**What this task involves**
Repeat everything from the first line of the listing below through the line that contains "s.replace('_2', '₂').replace('_x', 'ₓ');", exactly. Leave out pictures.

**Supplied material**
###
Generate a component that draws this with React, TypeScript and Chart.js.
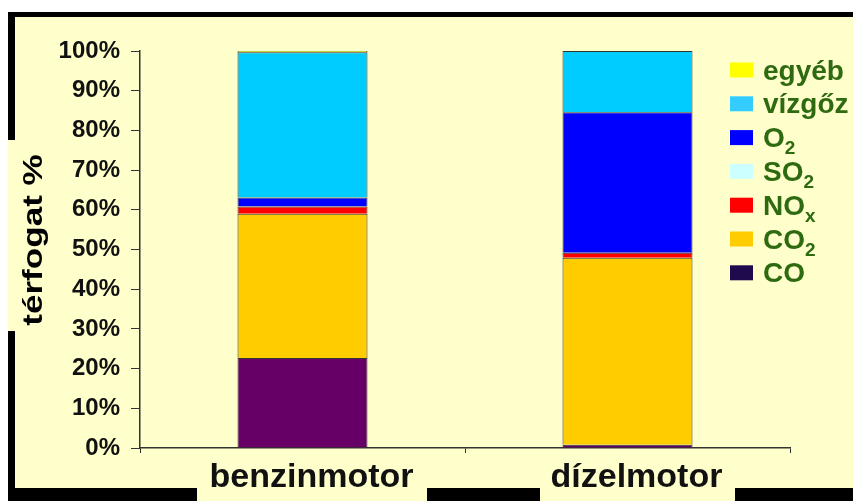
import { useEffect, useRef } from 'react';
import { Chart, registerables } from 'chart.js';

Chart.register(...registerables);

// ---- data ----
const categories = ['benzinmotor', 'dízelmotor'];
const seriesNames = ['CO', 'CO_2', 'NO_x', 'SO_2', 'O_2', 'vízgőz', 'egyéb'];
const coValues = [22.7, 0.8];
const co2Values = [36.3, 47.1];
const noxValues = [1.8, 1.3];
const so2Values = [0, 0];
const o2Values = [2.3, 35.4];
const steamValues = [36.6, 15.4];
const otherValues = [0.3, 0];
const yTickValues = [0, 10, 20, 30, 40, 50, 60, 70, 80, 90, 100];
const yTitle = 'térfogat %';

// ---- styles ----
const barColors = ['#660066', '#FFCC00', '#FF0000', '#CCFFFF', '#0000FF', '#00CCFF', '#FFFF00'];
const legendColors = ['#1E0B4E', '#FFCC00', '#FF0000', '#CCFFFF', '#0000FF', '#33CCFF', '#FFFF00'];
const FONT = '"Liberation Sans", Arial, sans-serif';
const CREAM = '#FFFFCC';

const seriesValues = [coValues, co2Values, noxValues, so2Values, o2Values, steamValues, otherValues];

const toUnicode = (s: string) =>
  s.replace('_2', '₂').replace('_x', 'ₓ');

const framePlugin = {
  id: 'frame',
  beforeDraw(chart: any) {
    const { ctx, width, height } = chart;
    ctx.save();
    ctx.fillStyle = '#FFFFFF';
    ctx.fillRect(0, 0, width, height);
    ctx.fillStyle = CREAM;
    ctx.fillRect(8, 12, width - 8, height - 12);
    ctx.fillStyle = '#000000';
    // top border
    ctx.fillRect(8, 12, width - 8, 5);
    // left border (gap for the title)
    ctx.fillRect(8, 12, 7, 128);
    ctx.fillRect(8, 331, 7, height - 331);
    // bottom border (gaps for the category labels)
    ctx.fillRect(8, 488, 189, height - 488);
    ctx.fillRect(427, 488, 113, height - 488);
    ctx.fillRect(735, 488, width - 735, height - 488);
    ctx.restore();
  },
  afterDraw(chart: any) {
    const { ctx } = chart;
    ctx.save();
    // y-axis title
    ctx.translate(35, 240);
    ctx.rotate(-Math.PI / 2);
    ctx.scale(1.3, 1);
    ctx.font = `bold 27px ${FONT}`;
    ctx.fillStyle = '#000000';
    ctx.textAlign = 'center';
    ctx.textBaseline = 'middle';
    ctx.fillText(yTitle, 0, 0);
    ctx.restore();

    // legend (top item = last series)
    ctx.save();
    const n = seriesNames.length;
    for (let k = 0; k < n; k++) {
      const i = n - 1 - k;
      const cy = 70 + k * 33.8;
      ctx.fillStyle = legendColors[i];
      ctx.fillRect(730, cy - 7.5, 23, 15);
      const [base, sub] = seriesNames[i].split('_');
      ctx.fillStyle = '#2E6A10';
      ctx.textAlign = 'left';
      ctx.textBaseline = 'alphabetic';
      ctx.font = `bold 28px ${FONT}`;
      const baseline = cy + 9.5;
      ctx.fillText(base, 763, baseline);
      if (sub) {
        const w = ctx.measureText(base).width;
        ctx.font = `bold 19px ${FONT}`;
        ctx.fillText(sub, 763 + w, baseline + 7);
      }
    }
    ctx.restore();
  },
};

export default function App() {
  const ref = useRef<HTMLCanvasElement | null>(null);

  useEffect(() => {
    if (!ref.current) return;
    const chart = new Chart(ref.current, {
      type: 'bar',
      data: {
        labels: categories,
        datasets: seriesNames.map((name, i) => ({
          label: toUnicode(name),
          data: seriesValues[i],
          backgroundColor: barColors[i],
          borderColor: '#333333',
          borderWidth: 1,
          barPercentage: 0.4,
          categoryPercentage: 1,
        })),
      },
      options: {
        animation: false,
        responsive: false,
        maintainAspectRatio: false,
        devicePixelRatio: 1,
        layout: { padding: { top: 51, right: 63, left: 0, bottom: 0 } },
        plugins: {
          legend: { display: false },
          tooltip: { enabled: false },
          title: { display: false },
        },
        scales: {
          x: {
            stacked: true,
            afterFit: (s: any) => { s.height = 53; },
            grid: {
              offset: true,
              drawOnChartArea: false,
              drawTicks: true,
              tickLength: 5,
              color: '#333333',
            },
            border: { display: true, color: '#333333', width: 1.5 },
            ticks: {
              color: '#111111',
              padding: 4,
              labelOffset: 9,
              font: { family: FONT, size: 34, weight: 'bold' },
            },
          },
          y: {
            stacked: true,
            min: 0,
            max: 100,
            afterFit: (s: any) => { s.width = 140; },
            afterBuildTicks: (s: any) => { s.ticks = yTickValues.map((v) => ({ value: v })); },
            grid: {
              drawOnChartArea: false,
              drawTicks: true,
              tickLength: 9,
              color: '#333333',
            },
            border: { display: true, color: '#333333', width: 1.5 },
            ticks: {
              color: '#111111',
              padding: 11,
              font: { family: FONT, size: 24, weight: 'bold' },
              callback: (v: any) => `${v}%`,
            },
          },
        },
      },
      plugins: [framePlugin],
    });
    return () => chart.destroy();
  }, []);

  return (
    <div style={{ position: 'fixed', left: 0, top: 0, width: 853, height: 501 }}>
      <canvas ref={ref} width={853} height={501} style={{ width: 853, height: 501, display: 'block' }} />
    </div>
  );
}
###
**Written answer**
Generate a component that draws this with React, TypeScript and Chart.js.
import { useEffect, useRef } from 'react';
import { Chart, registerables } from 'chart.js';

Chart.register(...registerables);

// ---- data ----
const categories = ['benzinmotor', 'dízelmotor'];
const seriesNames = ['CO', 'CO_2', 'NO_x', 'SO_2', 'O_2', 'vízgőz', 'egyéb'];
const coValues = [22.7, 0.8];
const co2Values = [36.3, 47.1];
const noxValues = [1.8, 1.3];
const so2Values = [0, 0];
const o2Values = [2.3, 35.4];
const steamValues = [36.6, 15.4];
const otherValues = [0.3, 0];
const yTickValues = [0, 10, 20, 30, 40, 50, 60, 70, 80, 90, 100];
const yTitle = 'térfogat %';

// ---- styles ----
const barColors = ['#660066', '#FFCC00', '#FF0000', '#CCFFFF', '#0000FF', '#00CCFF', '#FFFF00'];
const legendColors = ['#1E0B4E', '#FFCC00', '#FF0000', '#CCFFFF', '#0000FF', '#33CCFF', '#FFFF00'];
const FONT = '"Liberation Sans", Arial, sans-serif';
const CREAM = '#FFFFCC';

const seriesValues = [coValues, co2Values, noxValues, so2Values, o2Values, steamValues, otherValues];

const toUnicode = (s: string) =>
  s.replace('_2', '₂').replace('_x', 'ₓ');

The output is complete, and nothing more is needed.